GIVEN INSTRUCTION -> The material below should be written out in full and exactly; pictures stay out of the copy.

DATA EXTRACT ->
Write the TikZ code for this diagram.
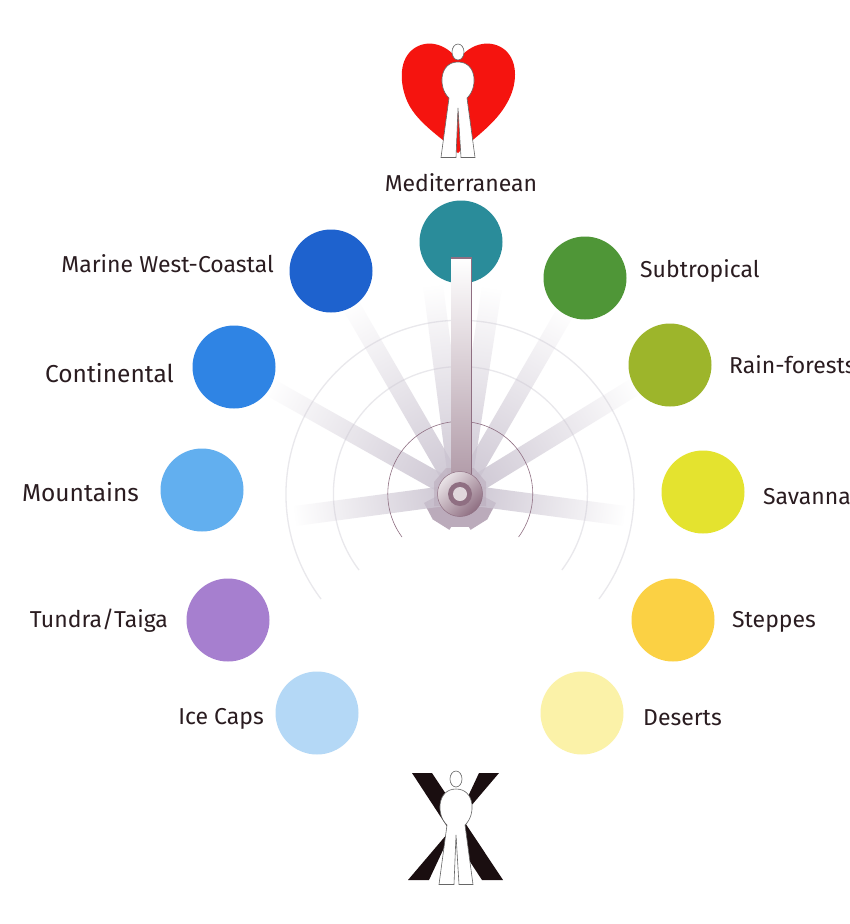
\documentclass[tikz,border=0pt]{standalone}
\usepackage{fontspec}
\setmainfont{Fira Sans}
\usetikzlibrary{calc,fadings}
\definecolor{inkc}{HTML}{2A1C20}
\definecolor{mauve}{HTML}{8F6F82}
\definecolor{spokem}{HTML}{CBC4D1}
\definecolor{barm}{HTML}{DDD7DF}
\definecolor{stubc}{HTML}{BBABBB}
\definecolor{ringc}{HTML}{E9E8EC}
\definecolor{cmed}{HTML}{2A8C9A}
\definecolor{cmar}{HTML}{1E62CE}
\definecolor{csub}{HTML}{4F9637}
\definecolor{ccon}{HTML}{2F84E4}
\definecolor{crai}{HTML}{9DB52B}
\definecolor{cmou}{HTML}{62AFEF}
\definecolor{csav}{HTML}{E4E32F}
\definecolor{ctun}{HTML}{A67FCF}
\definecolor{cste}{HTML}{FBD144}
\definecolor{cice}{HTML}{B4D8F6}
\definecolor{cdes}{HTML}{FBF2A8}
\definecolor{cheart}{HTML}{F5140F}
\definecolor{cblk}{HTML}{1A0E10}
\tikzfading[name=raysoft,left color=transparent!0,middle color=transparent!12,right color=transparent!100]
\tikzset{
  disc/.style={circle,minimum size=83pt,inner sep=0pt,fill=#1},
  lab/.style={text=inkc,font=\fontsize{23}{26}\selectfont,inner sep=0pt},
  labw/.style={text=inkc,font=\fontsize{24.5}{27}\selectfont,inner sep=0pt},
  lightarc/.style={draw=ringc,line width=1.3pt},
  darkarc/.style={draw=mauve,line width=0.6pt},
  figline/.style={draw=black!60,line width=0.6pt,fill=white},
  person/.pic={
    \path[figline] (0,52) ellipse [x radius=6pt,y radius=8pt];
    \path[figline] (-9,98) -- (-17,157.5) -- (-2,157.5) -- (0,108) -- (3,157.5) -- (17,157.5) -- (9,98)
       .. controls (20,88) and (19,62) .. (0,62) .. controls (-19,62) and (-20,88) .. (-9,98) -- cycle;
  }
}
\newcommand{\rayto}[3]{% target, length, half width
  \pgfmathanglebetweenpoints{\pgfpointanchor{hub}{center}}{\pgfpointanchor{#1}{center}}
  \let\rayang\pgfmathresult
  \begin{scope}[transform canvas={shift={(hub)},rotate=\rayang}]
    \fill[spokem,path fading=raysoft] (0pt,-#3pt) rectangle (#2pt,#3pt);
  \end{scope}}
\newcommand{\stubat}[3]{% canvas angle, length, half width
  \begin{scope}[transform canvas={shift={(hub)},rotate=#1}]
    \fill[stubc] (0pt,-#3pt) rectangle (#2pt,#3pt);
  \end{scope}}
\begin{document}
\begin{tikzpicture}[x=1pt,y=-1pt]
\useasboundingbox (0,0) rectangle (850,924);
\fill[white] (0,0) rectangle (850,924);
\node[circle,minimum size=44pt,inner sep=0pt] (hub) at (460,494) {};
% rings
\draw[lightarc] ($(hub)+(-139,105)$) arc [start angle=217,end angle=-37,radius=174pt];
\draw[lightarc] ($(hub)+(-101,76)$) arc [start angle=217,end angle=-37,radius=127pt];
% positions that the rays aim at
\coordinate (medl) at (433,285);
\coordinate (medr) at (492,287);
\coordinate (moul) at (295,516);
\coordinate (savr) at (625,516);
\coordinate (pmar) at (331,271);
\coordinate (psub) at (585,278);
\coordinate (pcon) at (234,367);
\coordinate (prai) at (670,365);
% stubs under the hub
\stubat{-152}{36}{9}
\stubat{-122}{36}{10}
\stubat{-90}{33}{12}
\stubat{-90}{25}{20}
\stubat{-58}{36}{10}
\stubat{-28}{36}{9}
% rays
\rayto{pmar}{218}{9}
\rayto{medl}{210}{10}
\rayto{medr}{208}{10}
\rayto{psub}{212}{9}
\rayto{pcon}{218}{9}
\rayto{prai}{207}{9}
\rayto{moul}{167}{10}
\rayto{savr}{166}{10}
% darker inner part of the rays, next to the hub
\fill[stubc,opacity=.55] ($(hub)+(-14,-26)$) -- ($(hub)+(14,-26)$) -- ($(hub)+(26,-12)$) -- ($(hub)+(26,12)$) -- ($(hub)+(-26,12)$) -- ($(hub)+(-26,-12)$) -- cycle;
% discs
\node[disc=cmed] (med) at (461,242) {};
\node[disc=cmar] (mar) at (pmar) {};
\node[disc=csub] (sub) at (psub) {};
\node[disc=ccon] (con) at (pcon) {};
\node[disc=crai] (rai) at (prai) {};
\node[disc=cmou] (mou) at (202,490) {};
\node[disc=csav] (sav) at (703,492) {};
\node[disc=ctun] (tun) at (228,620) {};
\node[disc=cste] (ste) at (673,620) {};
\node[disc=cice] (ice) at (317,713) {};
\node[disc=cdes] (des) at (582,713) {};
% thin arc
\draw[darkarc] ($(hub)+(-58,43)$) arc [start angle=216.5,end angle=-36.5,radius=72.5pt];
% central bar
\fill[top color=white,middle color=barm,bottom color=mauve!70] (451,258) rectangle (471,480);
\draw[mauve,line width=1.2pt] (451,258) -- (471.5,258) -- (471.5,480);
% hub
\draw[mauve,line width=0.5pt,left color=white!80!mauve,right color=mauve,shading angle=45] (hub) circle (22.5pt);
\fill[mauve] (hub) circle (12pt);
\fill[white!72!mauve] (hub) circle (7pt);
% heart
\fill[cheart] (458,60) .. controls (445,42) and (425,39) .. (412,50)
  .. controls (398,62) and (400,86) .. (408,103)
  .. controls (418,124) and (445,140) .. (458,153)
  .. controls (471,140) and (495,125) .. (507,103)
  .. controls (517,86) and (519,62) .. (505,50)
  .. controls (492,39) and (471,42) .. (458,60) -- cycle;
\pic at (458,0) {person};
% X
\fill[cblk] (412,773) -- (432,773) -- (503,880) -- (482,880) -- cycle;
\fill[cblk] (499,773) -- (479,773) -- (429,880) -- (408,880) -- cycle;
\pic at (456,727) {person};
% labels
\node[lab] (lmed) at (461,183) {Mediterranean};
\node[lab,anchor=east] (lmar) at (274,264) {Marine West-Coastal};
\node[lab,anchor=west] (lsub) at (640,271) {Subtropical};
\node[labw,anchor=east] (lcon) at (174,373) {Continental};
\node[lab,anchor=west] (lrai) at (729,365) {Rain-forests};
\node[labw,anchor=east] (lmou) at (139,492) {Mountains};
\node[lab,anchor=west] (lsav) at (763,497) {Savanna};
\node[lab,anchor=east] (ltun) at (168,621) {Tundra/Taiga};
\node[lab,anchor=west] (lste) at (732,622) {Steppes};
\node[lab,anchor=east] (lice) at (264,719) {Ice Caps};
\node[lab,anchor=west] (ldes) at (643,718) {Deserts};
\end{tikzpicture}
\end{document}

OUTPUT FOR THIS EXERCISE ->
Write the TikZ code for this diagram.
\documentclass[tikz,border=0pt]{standalone}
\usepackage{fontspec}
\setmainfont{Fira Sans}
\usetikzlibrary{calc,fadings}
\definecolor{inkc}{HTML}{2A1C20}
\definecolor{mauve}{HTML}{8F6F82}
\definecolor{spokem}{HTML}{CBC4D1}
\definecolor{barm}{HTML}{DDD7DF}
\definecolor{stubc}{HTML}{BBABBB}
\definecolor{ringc}{HTML}{E9E8EC}
\definecolor{cmed}{HTML}{2A8C9A}
\definecolor{cmar}{HTML}{1E62CE}
\definecolor{csub}{HTML}{4F9637}
\definecolor{ccon}{HTML}{2F84E4}
\definecolor{crai}{HTML}{9DB52B}
\definecolor{cmou}{HTML}{62AFEF}
\definecolor{csav}{HTML}{E4E32F}
\definecolor{ctun}{HTML}{A67FCF}
\definecolor{cste}{HTML}{FBD144}
\definecolor{cice}{HTML}{B4D8F6}
\definecolor{cdes}{HTML}{FBF2A8}
\definecolor{cheart}{HTML}{F5140F}
\definecolor{cblk}{HTML}{1A0E10}
\tikzfading[name=raysoft,left color=transparent!0,middle color=transparent!12,right color=transparent!100]
\tikzset{
  disc/.style={circle,minimum size=83pt,inner sep=0pt,fill=#1},
  lab/.style={text=inkc,font=\fontsize{23}{26}\selectfont,inner sep=0pt},
  labw/.style={text=inkc,font=\fontsize{24.5}{27}\selectfont,inner sep=0pt},
  lightarc/.style={draw=ringc,line width=1.3pt},
  darkarc/.style={draw=mauve,line width=0.6pt},
  figline/.style={draw=black!60,line width=0.6pt,fill=white},
  person/.pic={
    \path[figline] (0,52) ellipse [x radius=6pt,y radius=8pt];
    \path[figline] (-9,98) -- (-17,157.5) -- (-2,157.5) -- (0,108) -- (3,157.5) -- (17,157.5) -- (9,98)
       .. controls (20,88) and (19,62) .. (0,62) .. controls (-19,62) and (-20,88) .. (-9,98) -- cycle;
  }
}
\newcommand{\rayto}[3]{% target, length, half width
  \pgfmathanglebetweenpoints{\pgfpointanchor{hub}{center}}{\pgfpointanchor{#1}{center}}
  \let\rayang\pgfmathresult
  \begin{scope}[transform canvas={shift={(hub)},rotate=\rayang}]
    \fill[spokem,path fading=raysoft] (0pt,-#3pt) rectangle (#2pt,#3pt);
  \end{scope}}
\newcommand{\stubat}[3]{% canvas angle, length, half width
  \begin{scope}[transform canvas={shift={(hub)},rotate=#1}]
    \fill[stubc] (0pt,-#3pt) rectangle (#2pt,#3pt);
  \end{scope}}
\begin{document}
\begin{tikzpicture}[x=1pt,y=-1pt]
\useasboundingbox (0,0) rectangle (850,924);
\fill[white] (0,0) rectangle (850,924);
\node[circle,minimum size=44pt,inner sep=0pt] (hub) at (460,494) {};
% rings
\draw[lightarc] ($(hub)+(-139,105)$) arc [start angle=217,end angle=-37,radius=174pt];
\draw[lightarc] ($(hub)+(-101,76)$) arc [start angle=217,end angle=-37,radius=127pt];
% positions that the rays aim at
\coordinate (medl) at (433,285);
\coordinate (medr) at (492,287);
\coordinate (moul) at (295,516);
\coordinate (savr) at (625,516);
\coordinate (pmar) at (331,271);
\coordinate (psub) at (585,278);
\coordinate (pcon) at (234,367);
\coordinate (prai) at (670,365);
% stubs under the hub
\stubat{-152}{36}{9}
\stubat{-122}{36}{10}
\stubat{-90}{33}{12}
\stubat{-90}{25}{20}
\stubat{-58}{36}{10}
\stubat{-28}{36}{9}
% rays
\rayto{pmar}{218}{9}
\rayto{medl}{210}{10}
\rayto{medr}{208}{10}
\rayto{psub}{212}{9}
\rayto{pcon}{218}{9}
\rayto{prai}{207}{9}
\rayto{moul}{167}{10}
\rayto{savr}{166}{10}
% darker inner part of the rays, next to the hub
\fill[stubc,opacity=.55] ($(hub)+(-14,-26)$) -- ($(hub)+(14,-26)$) -- ($(hub)+(26,-12)$) -- ($(hub)+(26,12)$) -- ($(hub)+(-26,12)$) -- ($(hub)+(-26,-12)$) -- cycle;
% discs
\node[disc=cmed] (med) at (461,242) {};
\node[disc=cmar] (mar) at (pmar) {};
\node[disc=csub] (sub) at (psub) {};
\node[disc=ccon] (con) at (pcon) {};
\node[disc=crai] (rai) at (prai) {};
\node[disc=cmou] (mou) at (202,490) {};
\node[disc=csav] (sav) at (703,492) {};
\node[disc=ctun] (tun) at (228,620) {};
\node[disc=cste] (ste) at (673,620) {};
\node[disc=cice] (ice) at (317,713) {};
\node[disc=cdes] (des) at (582,713) {};
% thin arc
\draw[darkarc] ($(hub)+(-58,43)$) arc [start angle=216.5,end angle=-36.5,radius=72.5pt];
% central bar
\fill[top color=white,middle color=barm,bottom color=mauve!70] (451,258) rectangle (471,480);
\draw[mauve,line width=1.2pt] (451,258) -- (471.5,258) -- (471.5,480);
% hub
\draw[mauve,line width=0.5pt,left color=white!80!mauve,right color=mauve,shading angle=45] (hub) circle (22.5pt);
\fill[mauve] (hub) circle (12pt);
\fill[white!72!mauve] (hub) circle (7pt);
% heart
\fill[cheart] (458,60) .. controls (445,42) and (425,39) .. (412,50)
  .. controls (398,62) and (400,86) .. (408,103)
  .. controls (418,124) and (445,140) .. (458,153)
  .. controls (471,140) and (495,125) .. (507,103)
  .. controls (517,86) and (519,62) .. (505,50)
  .. controls (492,39) and (471,42) .. (458,60) -- cycle;
\pic at (458,0) {person};
% X
\fill[cblk] (412,773) -- (432,773) -- (503,880) -- (482,880) -- cycle;
\fill[cblk] (499,773) -- (479,773) -- (429,880) -- (408,880) -- cycle;
\pic at (456,727) {person};
% labels
\node[lab] (lmed) at (461,183) {Mediterranean};
\node[lab,anchor=east] (lmar) at (274,264) {Marine West-Coastal};
\node[lab,anchor=west] (lsub) at (640,271) {Subtropical};
\node[labw,anchor=east] (lcon) at (174,373) {Continental};
\node[lab,anchor=west] (lrai) at (729,365) {Rain-forests};
\node[labw,anchor=east] (lmou) at (139,492) {Mountains};
\node[lab,anchor=west] (lsav) at (763,497) {Savanna};
\node[lab,anchor=east] (ltun) at (168,621) {Tundra/Taiga};
\node[lab,anchor=west] (lste) at (732,622) {Steppes};
\node[lab,anchor=east] (lice) at (264,719) {Ice Caps};
\node[lab,anchor=west] (ldes) at (643,718) {Deserts};
\end{tikzpicture}
\end{document}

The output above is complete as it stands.